• _WRITTEN INSTRUCTION_: Skip the pictures and extract all of the lines exactly as written.

• _DATA BLOCK_:
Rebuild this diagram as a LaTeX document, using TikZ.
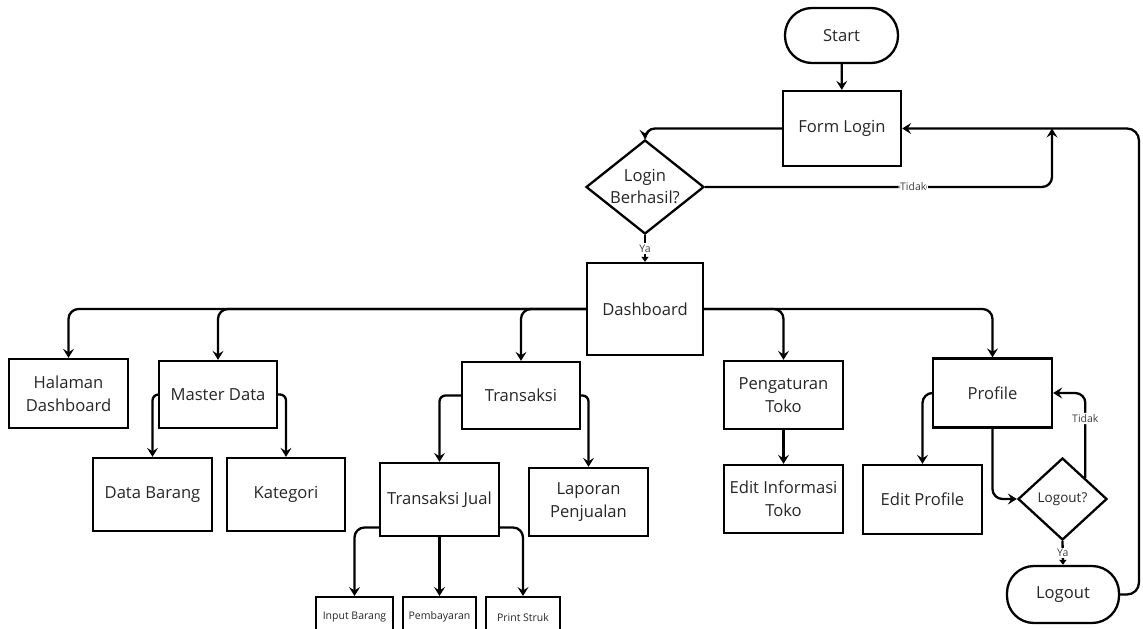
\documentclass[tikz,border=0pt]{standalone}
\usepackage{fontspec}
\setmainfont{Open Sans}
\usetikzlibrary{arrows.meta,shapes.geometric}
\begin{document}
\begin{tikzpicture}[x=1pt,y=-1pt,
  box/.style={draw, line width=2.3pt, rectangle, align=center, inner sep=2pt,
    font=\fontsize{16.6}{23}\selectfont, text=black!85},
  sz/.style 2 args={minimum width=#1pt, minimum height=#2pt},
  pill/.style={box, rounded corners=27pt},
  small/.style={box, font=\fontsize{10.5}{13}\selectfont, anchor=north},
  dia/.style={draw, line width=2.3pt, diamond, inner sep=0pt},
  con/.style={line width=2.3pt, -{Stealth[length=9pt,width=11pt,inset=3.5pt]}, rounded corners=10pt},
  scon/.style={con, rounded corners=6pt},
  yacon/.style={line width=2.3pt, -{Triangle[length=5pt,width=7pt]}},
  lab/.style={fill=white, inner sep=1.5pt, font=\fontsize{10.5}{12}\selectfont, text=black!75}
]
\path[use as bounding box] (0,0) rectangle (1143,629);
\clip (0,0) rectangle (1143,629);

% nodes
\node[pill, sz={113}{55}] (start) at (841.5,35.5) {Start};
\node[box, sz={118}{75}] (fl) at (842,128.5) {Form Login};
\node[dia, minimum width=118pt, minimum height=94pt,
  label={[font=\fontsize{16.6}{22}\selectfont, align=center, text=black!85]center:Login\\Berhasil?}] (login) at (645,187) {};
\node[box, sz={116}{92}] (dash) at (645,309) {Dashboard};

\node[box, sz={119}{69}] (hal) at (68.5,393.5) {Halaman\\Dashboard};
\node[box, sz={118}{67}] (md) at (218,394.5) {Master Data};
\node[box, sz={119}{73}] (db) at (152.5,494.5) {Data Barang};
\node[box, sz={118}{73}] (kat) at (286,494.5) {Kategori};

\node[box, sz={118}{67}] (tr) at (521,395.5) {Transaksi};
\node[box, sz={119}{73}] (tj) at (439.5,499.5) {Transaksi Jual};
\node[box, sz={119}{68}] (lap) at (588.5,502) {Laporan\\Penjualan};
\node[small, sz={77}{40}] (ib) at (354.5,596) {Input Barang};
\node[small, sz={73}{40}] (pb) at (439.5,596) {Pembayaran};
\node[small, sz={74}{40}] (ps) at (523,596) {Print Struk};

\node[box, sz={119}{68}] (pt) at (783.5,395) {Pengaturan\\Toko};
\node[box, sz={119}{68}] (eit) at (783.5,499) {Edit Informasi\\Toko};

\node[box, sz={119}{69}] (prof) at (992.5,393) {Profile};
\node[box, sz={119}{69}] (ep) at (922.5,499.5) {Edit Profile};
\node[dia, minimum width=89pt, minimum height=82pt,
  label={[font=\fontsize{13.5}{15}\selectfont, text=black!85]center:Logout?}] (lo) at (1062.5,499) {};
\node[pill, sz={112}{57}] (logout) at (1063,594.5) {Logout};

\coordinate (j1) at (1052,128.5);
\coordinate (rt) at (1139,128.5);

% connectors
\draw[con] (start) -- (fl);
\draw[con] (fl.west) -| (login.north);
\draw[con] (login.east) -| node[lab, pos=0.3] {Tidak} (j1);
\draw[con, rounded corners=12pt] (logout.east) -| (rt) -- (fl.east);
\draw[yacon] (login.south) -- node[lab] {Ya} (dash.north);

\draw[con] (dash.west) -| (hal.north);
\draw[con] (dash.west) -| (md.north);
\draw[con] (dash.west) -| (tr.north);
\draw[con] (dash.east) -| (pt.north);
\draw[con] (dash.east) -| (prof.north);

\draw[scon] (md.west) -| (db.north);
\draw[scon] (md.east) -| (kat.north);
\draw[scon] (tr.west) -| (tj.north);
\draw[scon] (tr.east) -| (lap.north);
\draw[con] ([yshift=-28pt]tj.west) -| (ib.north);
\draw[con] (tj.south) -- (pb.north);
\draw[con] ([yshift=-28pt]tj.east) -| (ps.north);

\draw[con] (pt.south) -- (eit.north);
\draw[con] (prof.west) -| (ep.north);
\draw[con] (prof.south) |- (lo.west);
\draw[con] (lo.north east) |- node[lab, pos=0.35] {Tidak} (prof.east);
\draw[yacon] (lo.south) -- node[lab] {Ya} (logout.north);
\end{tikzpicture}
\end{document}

• _IN RESPONSE_:
Rebuild this diagram as a LaTeX document, using TikZ.
\documentclass[tikz,border=0pt]{standalone}
\usepackage{fontspec}
\setmainfont{Open Sans}
\usetikzlibrary{arrows.meta,shapes.geometric}
\begin{document}
\begin{tikzpicture}[x=1pt,y=-1pt,
  box/.style={draw, line width=2.3pt, rectangle, align=center, inner sep=2pt,
    font=\fontsize{16.6}{23}\selectfont, text=black!85},
  sz/.style 2 args={minimum width=#1pt, minimum height=#2pt},
  pill/.style={box, rounded corners=27pt},
  small/.style={box, font=\fontsize{10.5}{13}\selectfont, anchor=north},
  dia/.style={draw, line width=2.3pt, diamond, inner sep=0pt},
  con/.style={line width=2.3pt, -{Stealth[length=9pt,width=11pt,inset=3.5pt]}, rounded corners=10pt},
  scon/.style={con, rounded corners=6pt},
  yacon/.style={line width=2.3pt, -{Triangle[length=5pt,width=7pt]}},
  lab/.style={fill=white, inner sep=1.5pt, font=\fontsize{10.5}{12}\selectfont, text=black!75}
]
\path[use as bounding box] (0,0) rectangle (1143,629);
\clip (0,0) rectangle (1143,629);

% nodes
\node[pill, sz={113}{55}] (start) at (841.5,35.5) {Start};
\node[box, sz={118}{75}] (fl) at (842,128.5) {Form Login};
\node[dia, minimum width=118pt, minimum height=94pt,
  label={[font=\fontsize{16.6}{22}\selectfont, align=center, text=black!85]center:Login\\Berhasil?}] (login) at (645,187) {};
\node[box, sz={116}{92}] (dash) at (645,309) {Dashboard};

\node[box, sz={119}{69}] (hal) at (68.5,393.5) {Halaman\\Dashboard};
\node[box, sz={118}{67}] (md) at (218,394.5) {Master Data};
\node[box, sz={119}{73}] (db) at (152.5,494.5) {Data Barang};
\node[box, sz={118}{73}] (kat) at (286,494.5) {Kategori};

\node[box, sz={118}{67}] (tr) at (521,395.5) {Transaksi};
\node[box, sz={119}{73}] (tj) at (439.5,499.5) {Transaksi Jual};
\node[box, sz={119}{68}] (lap) at (588.5,502) {Laporan\\Penjualan};
\node[small, sz={77}{40}] (ib) at (354.5,596) {Input Barang};
\node[small, sz={73}{40}] (pb) at (439.5,596) {Pembayaran};
\node[small, sz={74}{40}] (ps) at (523,596) {Print Struk};

\node[box, sz={119}{68}] (pt) at (783.5,395) {Pengaturan\\Toko};
\node[box, sz={119}{68}] (eit) at (783.5,499) {Edit Informasi\\Toko};

\node[box, sz={119}{69}] (prof) at (992.5,393) {Profile};
\node[box, sz={119}{69}] (ep) at (922.5,499.5) {Edit Profile};
\node[dia, minimum width=89pt, minimum height=82pt,
  label={[font=\fontsize{13.5}{15}\selectfont, text=black!85]center:Logout?}] (lo) at (1062.5,499) {};
\node[pill, sz={112}{57}] (logout) at (1063,594.5) {Logout};

\coordinate (j1) at (1052,128.5);
\coordinate (rt) at (1139,128.5);

% connectors
\draw[con] (start) -- (fl);
\draw[con] (fl.west) -| (login.north);
\draw[con] (login.east) -| node[lab, pos=0.3] {Tidak} (j1);
\draw[con, rounded corners=12pt] (logout.east) -| (rt) -- (fl.east);
\draw[yacon] (login.south) -- node[lab] {Ya} (dash.north);

\draw[con] (dash.west) -| (hal.north);
\draw[con] (dash.west) -| (md.north);
\draw[con] (dash.west) -| (tr.north);
\draw[con] (dash.east) -| (pt.north);
\draw[con] (dash.east) -| (prof.north);

\draw[scon] (md.west) -| (db.north);
\draw[scon] (md.east) -| (kat.north);
\draw[scon] (tr.west) -| (tj.north);
\draw[scon] (tr.east) -| (lap.north);
\draw[con] ([yshift=-28pt]tj.west) -| (ib.north);
\draw[con] (tj.south) -- (pb.north);
\draw[con] ([yshift=-28pt]tj.east) -| (ps.north);

\draw[con] (pt.south) -- (eit.north);
\draw[con] (prof.west) -| (ep.north);
\draw[con] (prof.south) |- (lo.west);
\draw[con] (lo.north east) |- node[lab, pos=0.35] {Tidak} (prof.east);
\draw[yacon] (lo.south) -- node[lab] {Ya} (logout.north);
\end{tikzpicture}
\end{document}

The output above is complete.